CliMA / Oceananigans.jl

🌊 Julia software for fast, friendly, flexible, ocean-flavored fluid dynamics on CPUs and GPUs
https://clima.github.io/OceananigansDocumentation/stable
MIT License
986 stars 193 forks source link

Performance of Preconditioned Conjugate Gradient solver #2728

Open navidcy opened 2 years ago

navidcy commented 2 years ago

Working with @elise-palethorpe we see that the preconditioned conjugate gradient solver is much slower than expected. See #2654

In particular, benchmarks on solving the Poisson equation on a doubly bounded domain on the ep/pcg-with-multigrid branch give:

julia> include("validation/elliptic_solvers/doubly_bounded_poisson.jl")

julia> include("doubly_bounded_poisson.jl")
[ Info: Solving the Poisson equation with an FFT-based solver...
  123.083 μs (93 allocations: 17.56 KiB)
[ Info: Solving the Poisson equation with a conjugate gradient iterative solver...
  64.748 ms (80482 allocations: 25.93 MiB)
[ Info: Solving the Poisson equation with the Algebraic Multigrid solver...
  9.491 ms (498 allocations: 8.46 MiB)
[ Info: Solving the Poisson equation with a conjugate gradient preconditioned iterative solver w/ AMG as preconditioner...
  47.891 ms (12771 allocations: 111.97 MiB)

We'd expect the PCG to perform similarly to MG and MG-preconditioned PGC to perform better. There is definitely some issue with memory allocations but, possibly, something else?

simone-silvestri commented 2 years ago

I am fairly convinced that it is because of the fill_halo which are absent in matrix based solvers

navidcy commented 2 years ago

The memory allocations are 40% due to fill halo and rest due to dot(). But that's memory allocations. Don't know how they affect speed.

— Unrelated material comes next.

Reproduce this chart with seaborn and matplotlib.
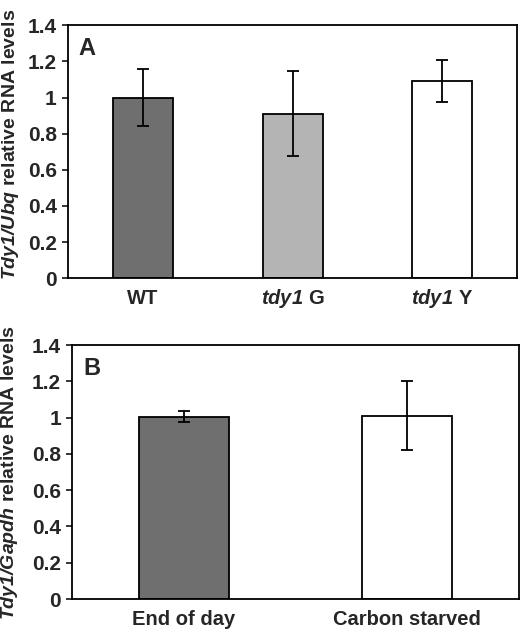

simone-silvestri commented 2 years ago

I ll try to produce a profile of validation/elliptic_solvers/doubly_bounded_poisson.jl with nsys and post it here

simone-silvestri commented 2 years ago

I Just noticed that this is for the CPU, then profiling might be a little more difficult

glwagner commented 2 years ago

Should we also expect the MG preconditioner to perform similarly to the FFT-based preconditioner? Those are relatively similar algorithms. How many CG iterations are we performing for either?

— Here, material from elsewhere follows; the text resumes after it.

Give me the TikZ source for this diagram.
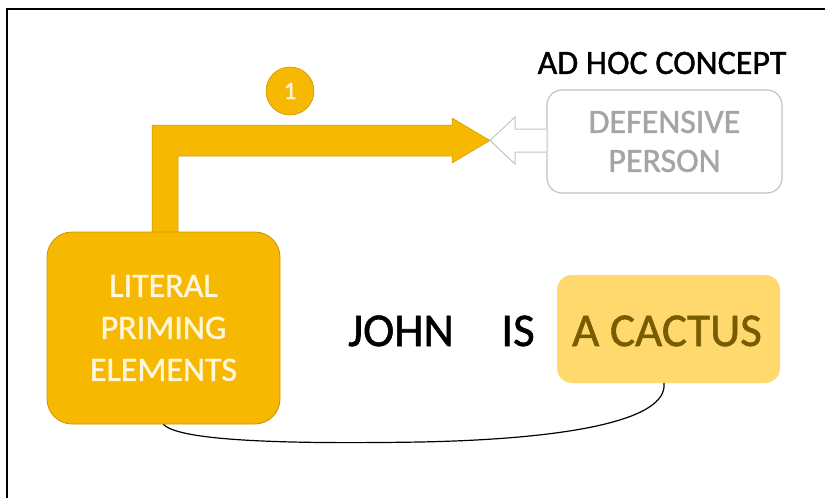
\documentclass[tikz,border=0pt]{standalone}
\usepackage{fontspec}
\setmainfont{Carlito}[FakeBold=1.2]
\newfontfamily\labelfont{Carlito}[FakeBold=1.2]
\usetikzlibrary{calc}
\definecolor{gold}{RGB}{246,184,0}
\definecolor{goldedge}{RGB}{205,150,0}
\definecolor{paleGold}{RGB}{255,217,110}
\definecolor{olive}{RGB}{120,92,0}
\definecolor{greyline}{RGB}{195,195,195}
\definecolor{greytext}{RGB}{165,165,165}
\definecolor{cream}{RGB}{255,246,220}
\tikzset{
  literalbox/.style={fill=gold, draw=goldedge, line width=0.8pt, rounded corners=25pt,
    minimum width=233pt, minimum height=192pt, align=center, text=cream,
    font=\fontsize{34}{42}\selectfont},
  conceptbox/.style={draw=greyline, line width=1.2pt, fill=white, rounded corners=15pt,
    minimum width=235pt, minimum height=103pt, align=center, text=greytext,
    font=\fontsize{34}{39}\selectfont},
  vehiclebox/.style={fill=paleGold, rounded corners=15pt, minimum width=223pt,
    minimum height=108pt},
  word/.style={text=black, font=\fontsize{47}{50}\selectfont},
  badge/.style={circle, fill=gold, draw=goldedge, line width=0.6pt, minimum size=48pt,
    inner sep=0pt, text=cream, font=\fontsize{25}{27}\selectfont},
  heading/.style={text=black, font=\fontsize{34}{38}\selectfont},
}
\begin{document}
\begin{tikzpicture}[x=1pt, y=-1pt]
\useasboundingbox (0,0) rectangle (825,498);
% frame
\draw[line width=2pt] (7,498) -- (7,9) -- (825,9);

% bent block arrow from the priming box to the concept
\coordinate (tip) at (490,140.5);
\fill[gold, draw=goldedge, line width=0.5pt]
  (152,240) -- (152,125) -- (452,125) -- (452,118) -- (tip)
  -- (452,163) -- (452,156) -- (178,156) -- (178,240) -- cycle;

% boxes
\node[literalbox] (lit) at (163.5,328) {LITERAL\\PRIMING\\ELEMENTS};
\node[conceptbox] (concept) at (664.5,141.5) {DEFENSIVE\\PERSON};
\node[heading] (adhoc) at (662,63) {AD HOC CONCEPT};
\node[badge] (one) at (290,91) {1};

% hollow arrow out of the concept box
\draw[greyline, line width=1pt, fill=white]
  (concept.west |- 0,129) -- (515,129) -- (515,117) -- (tip)
  -- (515,164) -- (515,152) -- (concept.west |- 0,152);

% sentence
\node[word, anchor=base] (john) at (401,346) {JOHN};
\node[word, anchor=base] (is) at (518,346) {IS};
\node[vehiclebox] (cactus) at (668.5,329) {};
\node[word, text=olive, anchor=base] (vehicle) at (667,346) {A CACTUS};

% link between the literal elements and the vehicle
\draw[black, line width=1.2pt]
  (lit.south) .. controls (180,442) and (300,444) .. (420,442)
  .. controls (570,439) and (668,420) .. (cactus.south -| 664,0);
\end{tikzpicture}
\end{document}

navidcy commented 2 years ago

Is this allocating?

https://github.com/CliMA/Oceananigans.jl/blob/085969cf25456d0ff456158ddaaf4e6f49c141da/src/Solvers/preconditioned_conjugate_gradient_solver.jl#L197

navidcy commented 2 years ago

Is this allocating?

https://github.com/CliMA/Oceananigans.jl/blob/085969cf25456d0ff456158ddaaf4e6f49c141da/src/Solvers/preconditioned_conjugate_gradient_solver.jl#L197

No they don’t. had a little look and it’s the fill halos that bring allocations……